Da subito il film ci viene presentato come drammatico, con un Will Smith molto scosso che al telefono dichiara di volersi suicidare. In seguito vi è un flashback, che illustra l’impresa di redenzione di Tim (Will Smith). Il regista decide di narrare i fatti attraverso l’uso di flashback sotto forma di ricordi da parte del protagonista. Sullo schermo troviamo un personaggio complesso e tormentato, che colpevolizzandosi per la morte della moglie arriva a credere di essere una persona cattiva. “Insignificante sarebbe una promozione per me” è la frase con la quale descrive la propria vita. In realtà c’è molto di più dietro al personaggio: egli è un uomo generoso, con una bontà grande quanto quella delle persone che aiuta. Tuttavia la sua generosità si dimostra come una tendenza a manie suicide. Spesso e volentieri mette gli altri davanti ai suoi stessi bisogni, una caratteristica che dimostra di possedere fin da ragazzo, come spiega il fratello Ben (Michael Ealy). Alla fine del film sarà questo a portarlo al suicidio.

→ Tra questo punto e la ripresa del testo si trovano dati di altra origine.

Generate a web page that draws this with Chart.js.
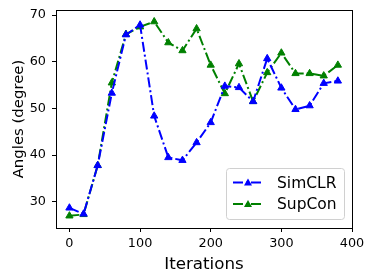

Il film, scorrevole nei dialoghi, credibili ed intenso, manca di una scena principale che spieghi l’accordo che aveva con l’amico Dan (Barry Pepper) che lo ha aiutato e che conosceva le intenzioni del protagonista fin dall’inizio.
La colonna sonora fa in modo che lo spettatore provi le sensazioni che i due protagonisti stanno provando in quel momento.
Will Smith risulta come una specie di supereroe moderno cupo e tragico che cerca la redenzione mettendo sé stesso a disposizione del prossimo.
La storia di Emily si sovrappone a quella delle altre sei anime che vengono raccontate ma non gli viene mai data la stessa importanza, forse perché il vero modo di redimersi, per Tim, era quello di salvare la persona amata. Infatti, anche se si sentiva in colpa per le altre vittime, la più importante era la moglie.